The lender’s shares climbed in late trading Wednesday after it reported per-share earnings of $1.45, exceeding the $1.33 average estimate of 29 analysts surveyed by Bloomberg. Net income slid 6.5 percent to $1.43 billion from $1.53 billion a year earlier, AmEx said in a statement.
Chief Executive Officer Ken Chenault has reassigned senior managers to buoy earnings and consolidate marketing operations. The firm has vowed to trim $1 billion in costs by the end of 2017, though Chenault has said quarterly results will be uneven as the company spends money to attract new customers. Revenue increased 1.6 percent to $8.09 billion, in line with the estimates, while expenses rose 4.9 percent to $5.47 billion.
“Revenues reflected strong, underlying growth in our lending portfolio, along with higher cardmember spending and fee income,” Chenault, 64, said in the statement. “Investment spending was up significantly and reflected initiatives to grow the business by expanding our cardmember base and gaining a greater share of their overall spending and borrowing.”
AmEx climbed 3.7 percent to $67.40 at 6:01 p.m. in New York. The shares slid 6.5 percent this year through the close of regular trading.
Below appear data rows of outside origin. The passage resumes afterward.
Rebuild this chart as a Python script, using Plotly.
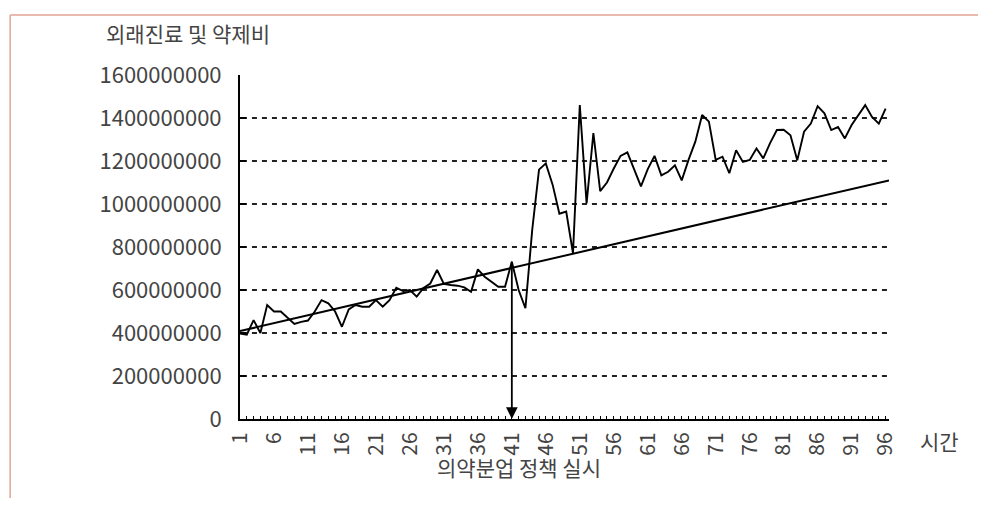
import plotly.graph_objects as go

# ---------------- data ----------------
periods = list(range(1, 97))
spending_million = [
    398, 392, 460, 400, 530, 500, 500, 470, 442, 452,
    458, 500, 553, 538, 500, 429, 510, 530, 522, 522,
    553, 522, 553, 610, 595, 600, 569, 610, 630, 693,
    628, 623, 620, 612, 592, 696, 662, 638, 615, 615,
    732, 600, 515, 880, 1160, 1189, 1090, 955, 965, 771,
    1460, 1003, 1330, 1060, 1100, 1165, 1224, 1240, 1160, 1082,
    1162, 1224, 1133, 1150, 1180, 1110, 1205, 1290, 1414, 1383,
    1205, 1220, 1143, 1250, 1196, 1205, 1258, 1212, 1283, 1344,
    1345, 1320, 1203, 1336, 1374, 1455, 1422, 1344, 1358, 1305,
    1367, 1414, 1460, 1405, 1374, 1444,
]
spending = [v * 1_000_000 for v in spending_million]

trend_x = [1, 96.5]
trend_million = [409, 1110]
trend_y = [v * 1_000_000 for v in trend_million]

y_ticks = [0, 200000000, 400000000, 600000000, 800000000,
           1000000000, 1200000000, 1400000000, 1600000000]
grid_values = [200000000, 400000000, 600000000, 800000000,
               1000000000, 1200000000, 1400000000]
x_labels = [str(p) if (p - 1) % 5 == 0 else "" for p in periods]

policy_period = 41
y_title = "외래진료 및 약제비"
x_title = "시간"
policy_text = "의약분업 정책 실시"

# ---------------- layout geometry ----------------
OFF = 8  # page body margin
W, H = 986 - OFF, 508 - OFF
L, T = 240 - OFF, 75 - OFF
PLOT_R, PLOT_B = 889.4 - OFF, 419 - OFF
R, B = W - PLOT_R, H - PLOT_B
PW = PLOT_R - L
PH = PLOT_B - T

def px(xp):
    return (xp - OFF - L) / PW

def py(yp):
    return (PLOT_B - (yp - OFF)) / PH

FONT = "Noto Sans CJK KR, Noto Sans, sans-serif"
TXT = "#444444"

fig = go.Figure()
fig.add_trace(go.Scatter(x=periods, y=spending, mode="lines",
                         line=dict(color="black", width=1.9),
                         hoverinfo="skip", showlegend=False))
fig.add_trace(go.Scatter(x=trend_x, y=trend_y, mode="lines",
                         line=dict(color="black", width=2),
                         hoverinfo="skip", showlegend=False))

shapes = []
for g in grid_values:
    shapes.append(dict(type="line", xref="paper", yref="y", x0=0.003, x1=1,
                       y0=g, y1=g, layer="below",
                       line=dict(color="#222222", width=1.8, dash="5px,5px")))
# frame lines (salmon) top and left
shapes.append(dict(type="line", xref="paper", yref="paper",
                   x0=px(10), x1=px(990), y0=py(15), y1=py(15),
                   line=dict(color="#E3A393", width=1.5)))
shapes.append(dict(type="line", xref="paper", yref="paper",
                   x0=px(10), x1=px(10), y0=py(15), y1=py(498),
                   line=dict(color="#E3A393", width=1.5)))

def label(x, y, text, size):
    return dict(x=px(x), y=py(y), xref="paper", yref="paper", text=text,
                xanchor="center", yanchor="middle", showarrow=False,
                font=dict(family=FONT, size=size, color=TXT))

annotations = [
    dict(x=policy_period, y=0, xref="x", yref="y",
         ax=policy_period, ay=spending[policy_period - 1], axref="x", ayref="y",
         showarrow=True, arrowhead=2, arrowsize=1.3, arrowwidth=1.8,
         arrowcolor="black", text=""),
    label(188, 33, y_title, 21),
    label(519, 467, policy_text, 21),
    label(940, 441, x_title, 21),
]

fig.update_layout(
    width=W, height=H,
    margin=dict(l=L, r=R, t=T, b=B, pad=0),
    paper_bgcolor="white", plot_bgcolor="white",
    shapes=shapes, annotations=annotations,
    font=dict(family=FONT, color=TXT),
    xaxis=dict(range=[1, 96.5], tickmode="array", tickvals=periods, ticktext=x_labels,
               tickangle=-90, ticks="inside", ticklen=3, tickwidth=1, tickcolor="black",
               showline=True, linecolor="black", linewidth=2, showgrid=False,
               zeroline=False, tickfont=dict(family=FONT, size=21, color=TXT),
               ticklabelstandoff=3),
    yaxis=dict(range=[0, 1600000000], tickmode="array", tickvals=y_ticks,
               ticktext=[str(v) for v in y_ticks],
               ticks="inside", ticklen=6, tickwidth=1.5, tickcolor="black",
               showline=True, linecolor="black", linewidth=2, showgrid=False,
               zeroline=False, tickfont=dict(family=FONT, size=22, color=TXT),
               ticklabelstandoff=12),
)

fig.write_html("out.html")
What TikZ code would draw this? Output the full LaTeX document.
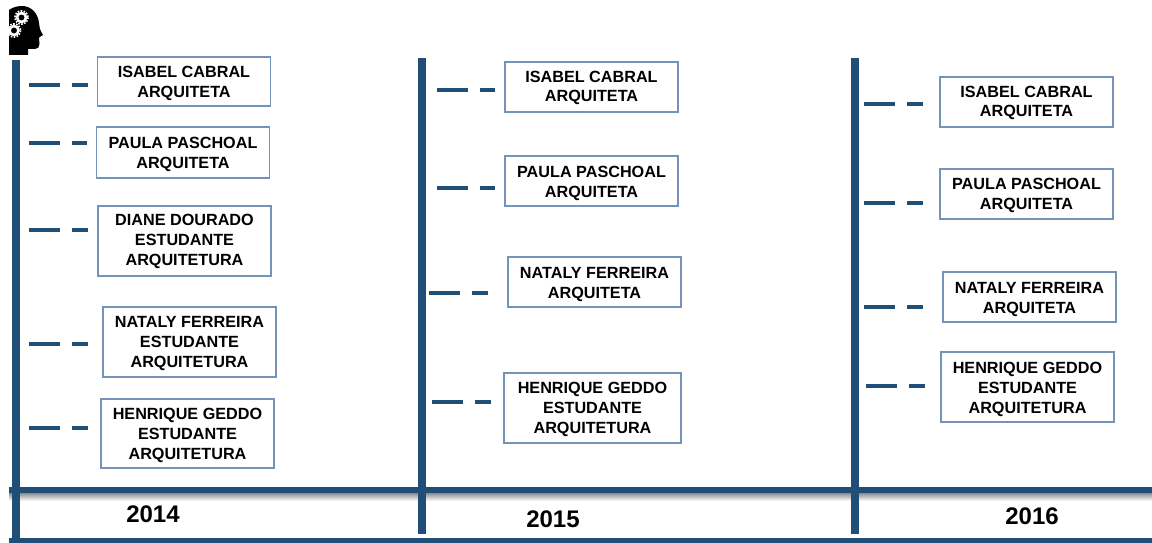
\documentclass[tikz,border=0pt]{standalone}
\usepackage{fontspec}
\setmainfont{Liberation Sans}
\definecolor{axisblue}{HTML}{1F4E79}
\definecolor{boxblue}{HTML}{7394B8}
\tikzset{
  x=1pt,y=-1pt,
  axisv/.style={draw=axisblue,line width=8pt},
  axish/.style={draw=axisblue,line width=6.5pt},
  person/.style={draw=boxblue,line width=1.1pt,fill=white,font=\fontsize{16.2}{20}\selectfont\bfseries,text=black,inner sep=0pt,minimum width=173pt},
  link/.style={draw=axisblue,line width=3.2pt,dash pattern=on 31pt off 12pt on 16pt off 100pt,shorten >=9pt},
  yearlabel/.style={font=\fontsize{24}{26}\selectfont\bfseries,text=black,inner sep=0pt},
}
\newcommand{\lowered}[2]{\raisebox{-#1pt}[\height][\depth]{\begin{tabular}{@{}c@{}}#2\end{tabular}}}
\begin{document}
\begin{tikzpicture}
\useasboundingbox (0,0) rectangle (1152,543);
\fill[white] (0,0) rectangle (1152,543);
% shadow under the upper rule
\shade[top color=black!45,bottom color=white] (9,493) rectangle (1152,501);
% axes
\coordinate (v14t) at (16,60);   \coordinate (v14b) at (16,539);
\coordinate (v15t) at (422,58);  \coordinate (v15b) at (422,534);
\coordinate (v16t) at (855,58);  \coordinate (v16b) at (855,534);
\coordinate (h1l) at (9,490);    \coordinate (h1r) at (1152,490);
\coordinate (h2l) at (9,540);    \coordinate (h2r) at (1152,540);
\draw[axish] (h1l) -- (h1r);
\draw[axish,line width=5pt] (h2l) -- (h2r);
\draw[axisv] (v14t) -- (v14b);
\draw[axisv] (v15t) -- (v15b);
\draw[axisv] (v16t) -- (v16b);
% head icon
\fill[black] (9,10) .. controls (13,7) and (18,6) .. (22,6)
  .. controls (31,6) and (38,13) .. (39,23)
  .. controls (39,27) and (40,30) .. (43,35)
  -- (39,37.5) -- (39.5,44) .. controls (39.5,47) and (38,49) .. (35,49)
  -- (28,49) -- (28,55) -- (9,55) -- cycle;
\draw[white,line width=1.6pt,dash pattern=on 1.6pt off 1.4pt] (21.5,17.5) circle (6.6);
\draw[white,line width=2.6pt] (21.5,17.5) circle (4.5);
\draw[white,line width=1.6pt,dash pattern=on 1.6pt off 1.4pt] (14,30.5) circle (6.6);
\draw[white,line width=2.6pt] (14,30.5) circle (4.5);
% 2014
\node[person,minimum height=49pt] (a1) at (184,81.5) {\lowered{2}{ISABEL CABRAL\\ARQUITETA}};
\node[person,minimum height=51pt] (a2) at (183,152.5) {\lowered{2}{PAULA PASCHOAL\\ARQUITETA}};
\node[person,minimum height=70pt] (a3) at (184.5,241) {\lowered{0.5}{DIANE DOURADO\\ESTUDANTE\\ARQUITETURA}};
\node[person,minimum height=70pt] (a4) at (189.5,342) {\lowered{1.2}{NATALY FERREIRA\\ESTUDANTE\\ARQUITETURA}};
\node[person,minimum height=69pt] (a5) at (187.5,433.5) {\lowered{1.7}{HENRIQUE GEDDO\\ESTUDANTE\\ARQUITETURA}};
% 2015
\node[person,minimum height=50pt] (b1) at (591.5,87) {\lowered{1}{ISABEL CABRAL\\ARQUITETA}};
\node[person,minimum height=50pt] (b2) at (591.5,181) {\lowered{2}{PAULA PASCHOAL\\ARQUITETA}};
\node[person,minimum height=50pt] (b3) at (594.5,282) {\lowered{2.2}{NATALY FERREIRA\\ARQUITETA}};
\node[person,minimum height=70pt,minimum width=177pt] (b4) at (592.5,408) {\lowered{1}{HENRIQUE GEDDO\\ESTUDANTE\\ARQUITETURA}};
% 2016
\node[person,minimum height=50pt] (c1) at (1026.5,102) {\lowered{1}{ISABEL CABRAL\\ARQUITETA}};
\node[person,minimum height=50pt] (c2) at (1026.5,194) {\lowered{1}{PAULA PASCHOAL\\ARQUITETA}};
\node[person,minimum height=50pt] (c3) at (1029.5,297) {\lowered{2}{NATALY FERREIRA\\ARQUITETA}};
\node[person,minimum height=70pt] (c4) at (1027.5,387) {\lowered{2}{HENRIQUE GEDDO\\ESTUDANTE\\ARQUITETURA}};
% connector starts
\coordinate (sa1) at (29,85);  \coordinate (sa2) at (29,143); \coordinate (sa3) at (29,230);
\coordinate (sa4) at (29,344); \coordinate (sa5) at (29,428);
\coordinate (sb1) at (437,90); \coordinate (sb2) at (437,188); \coordinate (sb3) at (429,293);
\coordinate (sb4) at (432,402);
\coordinate (sc1) at (864,104); \coordinate (sc2) at (864,203); \coordinate (sc3) at (864,307);
\coordinate (sc4) at (866,386);
\foreach \n in {a1,a2,a3,a4,a5,b1,b2,b3,b4,c1,c2,c3,c4}{
  \draw[link] (s\n) -- (s\n -| \n.west);
}
% years
\node[yearlabel] (y14) at (153,514) {2014};
\node[yearlabel] (y15) at (553,519) {2015};
\node[yearlabel] (y16) at (1032,516) {2016};
\end{tikzpicture}
\end{document}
Last year, American Express said it was ending its U.S. partnership with Costco Wholesale Corp., a relationship that accounted for 20 percent of AmEx’s worldwide loans and 8 percent of customer spending, and its agreement with JetBlue Airways Corp. AmEx may lose another valuable credit-card partner if Marriott International Inc. completes its acquisition of Starwood Hotels & Resorts Worldwide Inc., analysts including RBC Capital Markets’ Jason Arnold have said.
Worldwide billed business, or customer card spending, advanced 3.3 percent to $253.8 billion in the quarter from a year earlier. The average discount rate, a measure of the fees AmEx charges merchants, fell to 2.44 percent from 2.49 percent, the company said. Loans declined 14 percent to $58.6 billion from a year earlier, driven by the loss of the Costco and JetBlue portfolios. Excluding those items and adjusting for currency fluctuations, total loans increased 11 percent, the company said in a presentation.
AmEx “reported a decent quarter with areas that both the bulls and bears can pick at,” Sanjay Sakhrani, a KBW analyst, said in a note. “The company saw a modest acceleration in its worldwide billed business growth,” but benefited from an extra day in the quarter because of leap year, he said.
Return on equity, a measure of profitability, dropped to 23.6 percent from 29 percent a year earlier, according to the statement. AmEx added about 3 million proprietary cards in the quarter.
“When you look at the incremental cards we’re acquiring, a significant portion of the increment is driven by those efforts to put other AmEx products in the hands of Costco co-brand customers," Chief Financial Officer Jeff Campbell said on a call with analysts.